So, I solve Poisson on a 3-D cube with, say, 353k dofs. It takes about 4 seconds on my laptop with 12 threads. I’m using the multi-grid option in NGsolve.
I then tried this on a higher end compute node, with 80 threads. It took about 5 seconds (it took longer!). I also refined the mesh, to get about 2.8m dofs, and the compute time scaled up accordingly, which makes sense. But I would have thought that it should be somewhat faster (than my laptop) with more threads. Note: NGsolve does print a statement saying it is using 80 threads.
Is there some setting I am missing?
Many parts of NGSovle scale very well with shared memory parallelization, some less, and some are even not implemented in parallel.
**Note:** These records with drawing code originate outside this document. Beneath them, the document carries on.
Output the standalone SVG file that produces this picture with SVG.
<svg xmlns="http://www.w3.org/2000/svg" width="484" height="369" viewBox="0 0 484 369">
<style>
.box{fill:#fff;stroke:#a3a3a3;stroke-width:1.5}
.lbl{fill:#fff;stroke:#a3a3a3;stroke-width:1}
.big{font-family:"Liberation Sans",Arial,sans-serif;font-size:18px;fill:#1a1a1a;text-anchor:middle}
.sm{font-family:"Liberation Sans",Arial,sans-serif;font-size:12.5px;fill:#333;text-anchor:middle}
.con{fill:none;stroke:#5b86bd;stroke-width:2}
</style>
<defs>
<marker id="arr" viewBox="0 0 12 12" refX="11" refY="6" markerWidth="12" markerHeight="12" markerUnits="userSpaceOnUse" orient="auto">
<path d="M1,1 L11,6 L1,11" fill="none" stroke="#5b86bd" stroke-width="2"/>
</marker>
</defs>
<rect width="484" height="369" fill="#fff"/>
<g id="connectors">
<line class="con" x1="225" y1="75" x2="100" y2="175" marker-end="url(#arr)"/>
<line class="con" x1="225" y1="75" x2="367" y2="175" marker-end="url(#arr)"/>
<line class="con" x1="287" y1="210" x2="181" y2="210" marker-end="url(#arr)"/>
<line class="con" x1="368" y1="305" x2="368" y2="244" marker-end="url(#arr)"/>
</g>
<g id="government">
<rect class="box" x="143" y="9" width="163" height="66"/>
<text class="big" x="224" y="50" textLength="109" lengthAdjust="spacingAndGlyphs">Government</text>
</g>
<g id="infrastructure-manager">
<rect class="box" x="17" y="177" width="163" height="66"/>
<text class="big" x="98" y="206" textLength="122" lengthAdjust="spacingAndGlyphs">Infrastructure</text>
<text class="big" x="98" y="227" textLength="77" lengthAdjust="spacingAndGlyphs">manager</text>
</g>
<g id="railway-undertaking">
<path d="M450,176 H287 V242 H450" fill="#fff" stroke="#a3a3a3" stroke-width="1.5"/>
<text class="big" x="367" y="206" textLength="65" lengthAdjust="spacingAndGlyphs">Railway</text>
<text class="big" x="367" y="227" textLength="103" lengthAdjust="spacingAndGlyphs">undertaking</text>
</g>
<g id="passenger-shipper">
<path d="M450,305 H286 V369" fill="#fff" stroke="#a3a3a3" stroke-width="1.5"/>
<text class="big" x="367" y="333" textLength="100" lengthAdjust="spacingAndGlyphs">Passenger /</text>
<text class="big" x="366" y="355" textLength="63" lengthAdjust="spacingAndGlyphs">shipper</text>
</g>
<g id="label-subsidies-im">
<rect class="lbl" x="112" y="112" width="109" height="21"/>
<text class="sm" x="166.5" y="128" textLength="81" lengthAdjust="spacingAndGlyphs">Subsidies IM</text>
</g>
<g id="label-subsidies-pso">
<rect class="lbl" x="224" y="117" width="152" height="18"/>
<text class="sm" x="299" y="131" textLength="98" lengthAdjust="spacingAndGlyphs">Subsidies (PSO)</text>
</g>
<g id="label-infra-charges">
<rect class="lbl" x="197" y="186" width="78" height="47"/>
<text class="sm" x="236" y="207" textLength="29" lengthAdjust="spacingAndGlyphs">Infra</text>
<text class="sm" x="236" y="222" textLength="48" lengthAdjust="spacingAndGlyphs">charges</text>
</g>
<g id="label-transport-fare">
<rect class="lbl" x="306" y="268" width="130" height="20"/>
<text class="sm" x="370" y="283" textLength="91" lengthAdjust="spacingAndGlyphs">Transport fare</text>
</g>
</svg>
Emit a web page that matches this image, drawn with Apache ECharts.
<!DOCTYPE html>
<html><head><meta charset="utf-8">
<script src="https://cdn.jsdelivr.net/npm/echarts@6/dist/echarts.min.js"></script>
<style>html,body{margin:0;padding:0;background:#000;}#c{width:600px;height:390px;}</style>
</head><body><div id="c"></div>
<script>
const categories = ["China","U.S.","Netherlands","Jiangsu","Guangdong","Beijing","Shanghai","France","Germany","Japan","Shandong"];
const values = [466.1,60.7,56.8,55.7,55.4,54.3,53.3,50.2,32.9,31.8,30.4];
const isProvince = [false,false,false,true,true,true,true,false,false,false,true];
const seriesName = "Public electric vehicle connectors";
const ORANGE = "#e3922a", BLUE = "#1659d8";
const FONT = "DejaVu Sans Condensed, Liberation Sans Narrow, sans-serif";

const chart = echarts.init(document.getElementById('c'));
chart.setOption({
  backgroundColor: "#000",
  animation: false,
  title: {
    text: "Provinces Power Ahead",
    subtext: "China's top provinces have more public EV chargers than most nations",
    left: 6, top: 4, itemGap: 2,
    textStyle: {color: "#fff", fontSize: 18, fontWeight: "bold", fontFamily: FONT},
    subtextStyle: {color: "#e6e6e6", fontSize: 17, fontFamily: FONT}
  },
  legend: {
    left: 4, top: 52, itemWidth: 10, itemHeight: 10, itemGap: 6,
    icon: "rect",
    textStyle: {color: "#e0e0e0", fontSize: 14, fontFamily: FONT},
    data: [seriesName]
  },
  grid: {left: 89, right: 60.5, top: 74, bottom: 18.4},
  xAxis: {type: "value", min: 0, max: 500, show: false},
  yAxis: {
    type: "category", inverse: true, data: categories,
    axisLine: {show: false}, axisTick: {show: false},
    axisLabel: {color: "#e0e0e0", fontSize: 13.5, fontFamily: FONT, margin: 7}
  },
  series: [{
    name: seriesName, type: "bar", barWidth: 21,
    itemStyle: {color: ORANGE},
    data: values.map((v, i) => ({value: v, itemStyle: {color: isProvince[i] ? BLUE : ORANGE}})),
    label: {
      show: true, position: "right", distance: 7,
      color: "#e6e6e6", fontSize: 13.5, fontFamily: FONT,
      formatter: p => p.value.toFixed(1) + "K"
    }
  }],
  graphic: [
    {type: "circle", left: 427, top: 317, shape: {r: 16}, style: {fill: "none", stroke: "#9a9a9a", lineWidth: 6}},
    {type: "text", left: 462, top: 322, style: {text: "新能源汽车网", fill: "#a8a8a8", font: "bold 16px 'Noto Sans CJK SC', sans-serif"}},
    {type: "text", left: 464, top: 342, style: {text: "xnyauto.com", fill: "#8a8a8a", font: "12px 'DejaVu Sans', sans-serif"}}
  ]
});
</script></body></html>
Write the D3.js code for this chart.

To localize the problem you should try some trace profiling, I have added a new tutorial for that:
Some quick guesses for common problems:
- make sure that your lapack kernel runs sequentially (something like OMP_NUM_THREADS=1), and you are not creating 80 * 80 threads
- point-Gauss Seidel iteration is not parallel, block Gauss Seidel is
- check if you are using hyper-threading. Usually it does not help, and it also should not make things worse.
Thank you. I played around with it more, and there seemed to be an ideal number of threads. If I use too many, then it gets slower (because of overhead I guess).